[START OF DATASET EXCERPTS]
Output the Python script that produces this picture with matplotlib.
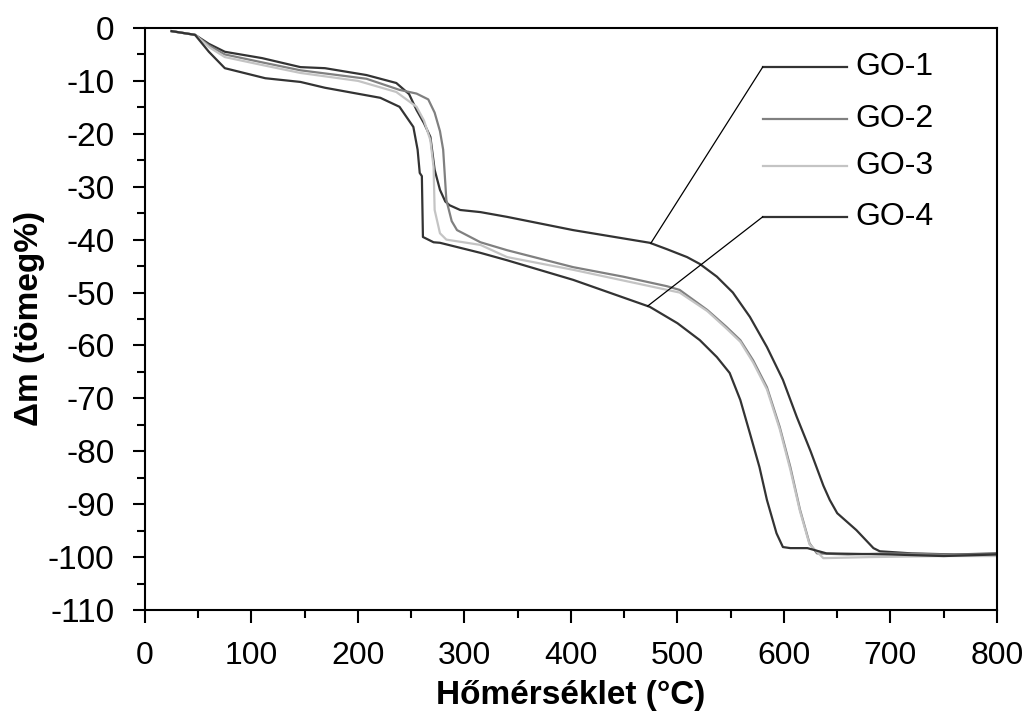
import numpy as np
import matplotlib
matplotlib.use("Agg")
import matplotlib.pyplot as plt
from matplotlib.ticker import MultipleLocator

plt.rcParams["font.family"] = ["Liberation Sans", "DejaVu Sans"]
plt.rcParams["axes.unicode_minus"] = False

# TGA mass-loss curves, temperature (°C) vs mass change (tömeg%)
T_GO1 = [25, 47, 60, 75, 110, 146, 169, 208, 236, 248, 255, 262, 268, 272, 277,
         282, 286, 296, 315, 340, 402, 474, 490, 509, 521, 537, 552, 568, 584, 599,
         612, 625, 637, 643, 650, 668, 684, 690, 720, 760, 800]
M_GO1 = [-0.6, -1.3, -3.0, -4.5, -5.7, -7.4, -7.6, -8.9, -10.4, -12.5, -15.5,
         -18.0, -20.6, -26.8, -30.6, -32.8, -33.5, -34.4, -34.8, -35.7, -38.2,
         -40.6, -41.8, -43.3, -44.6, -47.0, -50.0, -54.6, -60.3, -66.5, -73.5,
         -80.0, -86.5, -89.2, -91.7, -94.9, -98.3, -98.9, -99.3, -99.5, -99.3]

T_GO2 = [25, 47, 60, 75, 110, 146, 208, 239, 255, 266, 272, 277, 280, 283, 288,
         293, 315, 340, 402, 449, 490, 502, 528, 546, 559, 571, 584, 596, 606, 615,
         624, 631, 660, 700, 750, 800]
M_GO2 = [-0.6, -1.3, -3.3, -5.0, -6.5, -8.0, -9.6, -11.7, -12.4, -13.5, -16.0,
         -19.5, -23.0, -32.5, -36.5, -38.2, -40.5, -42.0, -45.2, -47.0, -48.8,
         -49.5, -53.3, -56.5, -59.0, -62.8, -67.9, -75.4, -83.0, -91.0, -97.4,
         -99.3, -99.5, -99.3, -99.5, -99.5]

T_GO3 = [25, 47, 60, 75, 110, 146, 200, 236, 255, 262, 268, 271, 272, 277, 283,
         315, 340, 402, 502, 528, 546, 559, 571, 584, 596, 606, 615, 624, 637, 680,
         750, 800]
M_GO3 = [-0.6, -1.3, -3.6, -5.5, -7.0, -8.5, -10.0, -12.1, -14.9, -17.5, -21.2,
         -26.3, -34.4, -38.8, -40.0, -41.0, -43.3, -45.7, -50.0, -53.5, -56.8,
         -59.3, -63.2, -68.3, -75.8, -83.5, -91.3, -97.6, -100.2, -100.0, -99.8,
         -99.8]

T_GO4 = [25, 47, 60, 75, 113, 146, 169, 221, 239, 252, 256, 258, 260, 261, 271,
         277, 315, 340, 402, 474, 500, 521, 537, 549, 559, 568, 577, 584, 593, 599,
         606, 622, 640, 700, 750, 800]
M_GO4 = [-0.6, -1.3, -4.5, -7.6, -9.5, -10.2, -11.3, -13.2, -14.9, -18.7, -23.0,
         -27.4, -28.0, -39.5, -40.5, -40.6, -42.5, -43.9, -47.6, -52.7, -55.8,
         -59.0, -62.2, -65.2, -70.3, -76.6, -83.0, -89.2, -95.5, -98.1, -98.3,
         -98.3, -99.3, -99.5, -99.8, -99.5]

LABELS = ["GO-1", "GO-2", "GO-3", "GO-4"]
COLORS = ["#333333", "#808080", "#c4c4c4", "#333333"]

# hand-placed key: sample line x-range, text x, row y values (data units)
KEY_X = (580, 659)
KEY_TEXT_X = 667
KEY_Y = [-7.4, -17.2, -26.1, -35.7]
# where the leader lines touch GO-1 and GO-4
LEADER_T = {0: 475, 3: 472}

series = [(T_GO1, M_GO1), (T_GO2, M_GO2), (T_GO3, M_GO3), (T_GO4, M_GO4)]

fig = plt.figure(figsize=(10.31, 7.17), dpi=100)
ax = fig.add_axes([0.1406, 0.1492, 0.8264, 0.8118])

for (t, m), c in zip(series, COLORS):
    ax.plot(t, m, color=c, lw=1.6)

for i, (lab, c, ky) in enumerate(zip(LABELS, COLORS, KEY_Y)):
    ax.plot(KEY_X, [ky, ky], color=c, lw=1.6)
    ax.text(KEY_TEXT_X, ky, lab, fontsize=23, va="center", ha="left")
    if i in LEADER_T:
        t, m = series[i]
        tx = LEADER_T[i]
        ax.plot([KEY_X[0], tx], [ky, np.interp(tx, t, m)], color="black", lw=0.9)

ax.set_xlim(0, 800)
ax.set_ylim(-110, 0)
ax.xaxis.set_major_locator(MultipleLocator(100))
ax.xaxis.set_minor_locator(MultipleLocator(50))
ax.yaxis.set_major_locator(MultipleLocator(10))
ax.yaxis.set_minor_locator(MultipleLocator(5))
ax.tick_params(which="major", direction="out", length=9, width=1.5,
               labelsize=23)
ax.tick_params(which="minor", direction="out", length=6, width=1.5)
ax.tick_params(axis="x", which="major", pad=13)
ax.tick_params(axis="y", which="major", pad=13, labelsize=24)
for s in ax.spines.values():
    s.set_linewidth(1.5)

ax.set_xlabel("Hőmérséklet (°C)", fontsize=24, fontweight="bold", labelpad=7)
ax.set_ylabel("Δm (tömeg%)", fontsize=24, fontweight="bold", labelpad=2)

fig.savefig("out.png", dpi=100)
[END OF DATASET EXCERPTS]
[START OF DATASET EXCERPTS]
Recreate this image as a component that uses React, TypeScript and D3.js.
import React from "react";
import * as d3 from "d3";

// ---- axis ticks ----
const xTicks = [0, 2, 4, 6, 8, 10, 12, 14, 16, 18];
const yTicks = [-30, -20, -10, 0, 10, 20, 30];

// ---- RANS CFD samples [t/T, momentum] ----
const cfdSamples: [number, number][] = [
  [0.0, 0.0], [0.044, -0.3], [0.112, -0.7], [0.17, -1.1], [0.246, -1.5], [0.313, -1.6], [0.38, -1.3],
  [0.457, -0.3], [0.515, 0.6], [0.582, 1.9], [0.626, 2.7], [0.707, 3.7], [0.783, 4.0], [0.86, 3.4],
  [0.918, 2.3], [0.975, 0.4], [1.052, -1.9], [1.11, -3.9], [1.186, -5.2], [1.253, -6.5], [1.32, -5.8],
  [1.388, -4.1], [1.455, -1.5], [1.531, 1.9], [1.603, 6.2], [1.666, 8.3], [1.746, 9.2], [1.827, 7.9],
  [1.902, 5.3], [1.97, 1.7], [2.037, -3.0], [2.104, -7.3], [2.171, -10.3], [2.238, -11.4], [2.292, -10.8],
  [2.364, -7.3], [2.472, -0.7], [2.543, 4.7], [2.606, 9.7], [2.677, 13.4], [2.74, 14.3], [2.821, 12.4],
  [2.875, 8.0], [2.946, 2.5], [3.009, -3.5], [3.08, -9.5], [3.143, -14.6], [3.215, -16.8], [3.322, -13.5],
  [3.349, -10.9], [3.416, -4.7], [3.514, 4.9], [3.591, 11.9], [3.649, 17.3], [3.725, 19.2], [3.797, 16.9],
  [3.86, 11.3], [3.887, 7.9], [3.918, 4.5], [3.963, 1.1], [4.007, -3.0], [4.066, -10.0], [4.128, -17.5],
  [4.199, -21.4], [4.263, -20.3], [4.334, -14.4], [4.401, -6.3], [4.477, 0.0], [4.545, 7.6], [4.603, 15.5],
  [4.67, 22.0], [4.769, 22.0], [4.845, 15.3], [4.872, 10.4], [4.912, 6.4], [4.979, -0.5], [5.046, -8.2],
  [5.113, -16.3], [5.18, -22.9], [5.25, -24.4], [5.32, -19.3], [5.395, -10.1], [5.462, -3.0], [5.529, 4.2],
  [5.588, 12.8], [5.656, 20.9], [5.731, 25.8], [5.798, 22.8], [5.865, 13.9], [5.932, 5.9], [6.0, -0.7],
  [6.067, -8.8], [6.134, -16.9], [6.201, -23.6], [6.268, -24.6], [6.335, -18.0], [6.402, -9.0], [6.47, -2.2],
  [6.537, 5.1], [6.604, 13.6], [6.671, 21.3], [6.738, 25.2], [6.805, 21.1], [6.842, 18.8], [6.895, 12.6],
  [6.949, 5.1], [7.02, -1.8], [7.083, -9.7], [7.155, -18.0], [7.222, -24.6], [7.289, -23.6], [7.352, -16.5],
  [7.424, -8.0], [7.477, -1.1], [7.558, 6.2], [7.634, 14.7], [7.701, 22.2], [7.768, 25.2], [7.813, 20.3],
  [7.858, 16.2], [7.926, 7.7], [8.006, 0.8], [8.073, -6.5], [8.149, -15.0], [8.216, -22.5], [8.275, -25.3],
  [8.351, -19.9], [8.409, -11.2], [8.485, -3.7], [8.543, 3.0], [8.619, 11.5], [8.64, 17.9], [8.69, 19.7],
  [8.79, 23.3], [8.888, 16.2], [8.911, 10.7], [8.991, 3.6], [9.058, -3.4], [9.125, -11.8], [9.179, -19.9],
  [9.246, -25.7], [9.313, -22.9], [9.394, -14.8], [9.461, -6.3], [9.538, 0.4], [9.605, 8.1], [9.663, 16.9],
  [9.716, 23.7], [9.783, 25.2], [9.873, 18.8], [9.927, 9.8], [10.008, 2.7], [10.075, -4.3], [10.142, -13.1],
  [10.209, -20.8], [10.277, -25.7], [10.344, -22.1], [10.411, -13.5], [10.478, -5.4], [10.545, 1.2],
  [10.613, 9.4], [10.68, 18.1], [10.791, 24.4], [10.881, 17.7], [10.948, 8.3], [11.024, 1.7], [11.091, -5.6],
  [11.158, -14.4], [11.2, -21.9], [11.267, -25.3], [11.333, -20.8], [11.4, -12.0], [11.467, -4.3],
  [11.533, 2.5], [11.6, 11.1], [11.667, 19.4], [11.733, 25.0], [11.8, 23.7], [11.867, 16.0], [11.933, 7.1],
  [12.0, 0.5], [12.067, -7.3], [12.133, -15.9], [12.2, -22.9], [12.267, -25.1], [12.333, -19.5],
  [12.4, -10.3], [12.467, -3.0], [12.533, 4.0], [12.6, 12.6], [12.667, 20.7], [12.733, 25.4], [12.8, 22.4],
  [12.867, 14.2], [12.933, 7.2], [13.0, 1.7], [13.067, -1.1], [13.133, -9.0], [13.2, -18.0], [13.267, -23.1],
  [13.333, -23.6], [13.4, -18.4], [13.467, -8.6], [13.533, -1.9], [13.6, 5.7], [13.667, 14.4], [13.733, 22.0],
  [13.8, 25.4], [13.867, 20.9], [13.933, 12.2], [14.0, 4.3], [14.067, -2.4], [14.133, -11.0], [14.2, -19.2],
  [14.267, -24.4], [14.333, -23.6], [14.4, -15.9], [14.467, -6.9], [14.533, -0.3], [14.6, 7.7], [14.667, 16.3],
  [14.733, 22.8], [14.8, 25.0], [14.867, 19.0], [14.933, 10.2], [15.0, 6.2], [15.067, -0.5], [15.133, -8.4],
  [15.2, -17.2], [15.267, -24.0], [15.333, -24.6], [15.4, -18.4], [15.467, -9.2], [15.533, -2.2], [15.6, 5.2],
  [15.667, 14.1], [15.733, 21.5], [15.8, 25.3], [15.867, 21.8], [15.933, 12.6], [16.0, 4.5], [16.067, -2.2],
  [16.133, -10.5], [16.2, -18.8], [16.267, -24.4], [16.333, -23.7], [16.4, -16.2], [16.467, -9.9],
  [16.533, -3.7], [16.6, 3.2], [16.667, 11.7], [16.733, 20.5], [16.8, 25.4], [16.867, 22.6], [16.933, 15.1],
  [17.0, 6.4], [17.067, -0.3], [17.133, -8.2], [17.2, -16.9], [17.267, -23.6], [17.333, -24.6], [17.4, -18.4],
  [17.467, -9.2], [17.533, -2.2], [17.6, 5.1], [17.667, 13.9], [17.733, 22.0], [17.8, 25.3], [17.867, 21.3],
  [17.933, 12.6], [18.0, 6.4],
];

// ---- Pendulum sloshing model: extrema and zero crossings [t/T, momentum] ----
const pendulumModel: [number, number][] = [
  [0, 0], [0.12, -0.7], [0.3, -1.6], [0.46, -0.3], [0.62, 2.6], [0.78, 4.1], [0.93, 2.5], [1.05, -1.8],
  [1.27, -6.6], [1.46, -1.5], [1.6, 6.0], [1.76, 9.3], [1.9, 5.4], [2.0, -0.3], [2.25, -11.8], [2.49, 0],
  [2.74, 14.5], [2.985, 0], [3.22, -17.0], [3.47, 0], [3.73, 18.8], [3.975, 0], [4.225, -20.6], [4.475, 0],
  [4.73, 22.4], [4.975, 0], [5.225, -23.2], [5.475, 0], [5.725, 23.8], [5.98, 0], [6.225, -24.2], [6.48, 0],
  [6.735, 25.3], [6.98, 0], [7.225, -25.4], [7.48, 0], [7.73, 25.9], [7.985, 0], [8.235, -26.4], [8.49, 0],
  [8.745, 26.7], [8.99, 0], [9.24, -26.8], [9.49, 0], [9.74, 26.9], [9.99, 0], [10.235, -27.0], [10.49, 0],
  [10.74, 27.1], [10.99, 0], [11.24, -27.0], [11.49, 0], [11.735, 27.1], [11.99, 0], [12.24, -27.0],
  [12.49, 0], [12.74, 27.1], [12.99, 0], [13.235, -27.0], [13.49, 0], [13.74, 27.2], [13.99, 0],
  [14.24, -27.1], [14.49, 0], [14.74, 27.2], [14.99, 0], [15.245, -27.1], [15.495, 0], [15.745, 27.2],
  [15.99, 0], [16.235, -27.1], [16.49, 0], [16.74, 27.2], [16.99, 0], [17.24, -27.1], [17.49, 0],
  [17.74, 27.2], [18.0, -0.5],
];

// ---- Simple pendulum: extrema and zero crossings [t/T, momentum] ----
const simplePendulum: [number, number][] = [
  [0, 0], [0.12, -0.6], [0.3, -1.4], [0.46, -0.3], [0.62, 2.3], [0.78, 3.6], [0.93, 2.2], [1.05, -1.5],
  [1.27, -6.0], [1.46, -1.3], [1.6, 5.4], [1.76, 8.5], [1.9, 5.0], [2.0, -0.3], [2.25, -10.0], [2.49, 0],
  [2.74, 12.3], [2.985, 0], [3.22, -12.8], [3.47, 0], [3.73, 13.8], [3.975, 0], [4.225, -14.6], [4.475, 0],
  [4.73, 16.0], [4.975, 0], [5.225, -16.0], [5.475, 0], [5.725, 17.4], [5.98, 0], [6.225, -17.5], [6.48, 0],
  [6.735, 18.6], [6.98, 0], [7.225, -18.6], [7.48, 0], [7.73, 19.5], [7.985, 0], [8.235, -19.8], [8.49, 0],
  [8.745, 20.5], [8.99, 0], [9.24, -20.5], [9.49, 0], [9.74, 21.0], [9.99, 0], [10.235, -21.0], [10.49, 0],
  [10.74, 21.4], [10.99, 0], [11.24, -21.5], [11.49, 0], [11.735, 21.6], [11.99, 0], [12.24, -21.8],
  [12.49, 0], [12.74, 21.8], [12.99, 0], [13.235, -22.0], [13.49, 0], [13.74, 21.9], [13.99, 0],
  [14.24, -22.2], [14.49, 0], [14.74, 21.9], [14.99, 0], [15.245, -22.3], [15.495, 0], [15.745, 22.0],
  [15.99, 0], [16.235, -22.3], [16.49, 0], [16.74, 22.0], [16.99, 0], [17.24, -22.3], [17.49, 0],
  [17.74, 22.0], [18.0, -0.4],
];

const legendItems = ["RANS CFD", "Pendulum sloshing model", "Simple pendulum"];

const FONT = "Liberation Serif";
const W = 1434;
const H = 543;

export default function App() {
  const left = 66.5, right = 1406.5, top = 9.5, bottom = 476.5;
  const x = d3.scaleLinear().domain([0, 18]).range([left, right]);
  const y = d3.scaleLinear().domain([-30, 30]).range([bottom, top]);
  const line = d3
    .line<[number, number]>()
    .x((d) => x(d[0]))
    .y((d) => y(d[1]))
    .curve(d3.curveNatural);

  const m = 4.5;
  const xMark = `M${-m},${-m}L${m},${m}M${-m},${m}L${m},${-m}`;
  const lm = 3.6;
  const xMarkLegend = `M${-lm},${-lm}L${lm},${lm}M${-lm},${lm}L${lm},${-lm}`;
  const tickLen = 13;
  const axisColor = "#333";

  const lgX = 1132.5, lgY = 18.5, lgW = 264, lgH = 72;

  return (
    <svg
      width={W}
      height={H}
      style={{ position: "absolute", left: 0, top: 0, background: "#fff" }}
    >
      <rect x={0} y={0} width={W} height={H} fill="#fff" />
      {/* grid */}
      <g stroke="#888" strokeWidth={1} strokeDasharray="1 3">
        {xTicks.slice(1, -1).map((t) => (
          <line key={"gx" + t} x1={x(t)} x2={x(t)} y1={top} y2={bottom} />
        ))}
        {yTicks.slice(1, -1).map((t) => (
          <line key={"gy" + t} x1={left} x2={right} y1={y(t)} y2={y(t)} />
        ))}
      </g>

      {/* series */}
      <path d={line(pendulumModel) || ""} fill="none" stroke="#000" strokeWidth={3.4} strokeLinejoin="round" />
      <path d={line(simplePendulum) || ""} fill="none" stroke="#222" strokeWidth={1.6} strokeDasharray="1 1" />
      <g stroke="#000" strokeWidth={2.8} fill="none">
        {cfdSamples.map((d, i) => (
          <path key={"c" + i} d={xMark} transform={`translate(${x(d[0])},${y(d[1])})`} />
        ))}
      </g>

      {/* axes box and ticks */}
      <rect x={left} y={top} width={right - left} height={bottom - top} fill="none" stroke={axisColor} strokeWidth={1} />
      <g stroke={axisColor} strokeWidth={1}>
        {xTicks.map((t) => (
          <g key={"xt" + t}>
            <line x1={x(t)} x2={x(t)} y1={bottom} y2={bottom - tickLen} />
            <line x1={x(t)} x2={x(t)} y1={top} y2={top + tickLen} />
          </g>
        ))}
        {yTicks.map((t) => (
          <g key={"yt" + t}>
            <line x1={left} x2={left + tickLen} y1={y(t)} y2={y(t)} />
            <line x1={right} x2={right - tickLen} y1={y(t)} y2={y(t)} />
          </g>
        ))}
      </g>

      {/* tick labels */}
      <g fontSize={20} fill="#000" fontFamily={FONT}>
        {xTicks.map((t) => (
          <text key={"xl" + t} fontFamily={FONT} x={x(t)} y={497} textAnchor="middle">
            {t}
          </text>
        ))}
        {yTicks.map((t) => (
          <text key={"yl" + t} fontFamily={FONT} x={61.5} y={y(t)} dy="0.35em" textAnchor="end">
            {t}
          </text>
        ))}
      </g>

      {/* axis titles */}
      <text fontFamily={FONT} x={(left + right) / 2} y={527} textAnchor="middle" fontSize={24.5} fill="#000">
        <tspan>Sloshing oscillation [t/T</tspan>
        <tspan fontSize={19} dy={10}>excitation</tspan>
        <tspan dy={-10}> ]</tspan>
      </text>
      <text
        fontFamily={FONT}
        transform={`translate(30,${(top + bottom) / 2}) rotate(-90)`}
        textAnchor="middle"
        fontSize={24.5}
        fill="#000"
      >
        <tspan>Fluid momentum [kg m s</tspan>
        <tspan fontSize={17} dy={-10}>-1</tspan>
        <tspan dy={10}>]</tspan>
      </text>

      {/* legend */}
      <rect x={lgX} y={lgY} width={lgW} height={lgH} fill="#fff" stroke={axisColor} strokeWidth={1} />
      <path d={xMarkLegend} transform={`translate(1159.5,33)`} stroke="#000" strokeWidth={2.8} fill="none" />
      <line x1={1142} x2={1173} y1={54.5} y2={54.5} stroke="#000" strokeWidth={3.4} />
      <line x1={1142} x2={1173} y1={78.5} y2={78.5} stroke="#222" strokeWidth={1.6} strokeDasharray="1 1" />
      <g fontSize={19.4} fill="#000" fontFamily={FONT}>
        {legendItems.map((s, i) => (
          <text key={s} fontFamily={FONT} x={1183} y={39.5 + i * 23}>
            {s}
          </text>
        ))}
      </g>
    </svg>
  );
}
[END OF DATASET EXCERPTS]
#### SHORT PROBLEM:
Look back at the entries above. Retype the line with "Recreate this image", the line with "const yTicks = [-30, -20, -10, 0, 10, 20, 30];", and all lines in between.

#### RESPONSE FOR THIS EXERCISE:
Recreate this image as a component that uses React, TypeScript and D3.js.
import React from "react";
import * as d3 from "d3";

// ---- axis ticks ----
const xTicks = [0, 2, 4, 6, 8, 10, 12, 14, 16, 18];
const yTicks = [-30, -20, -10, 0, 10, 20, 30];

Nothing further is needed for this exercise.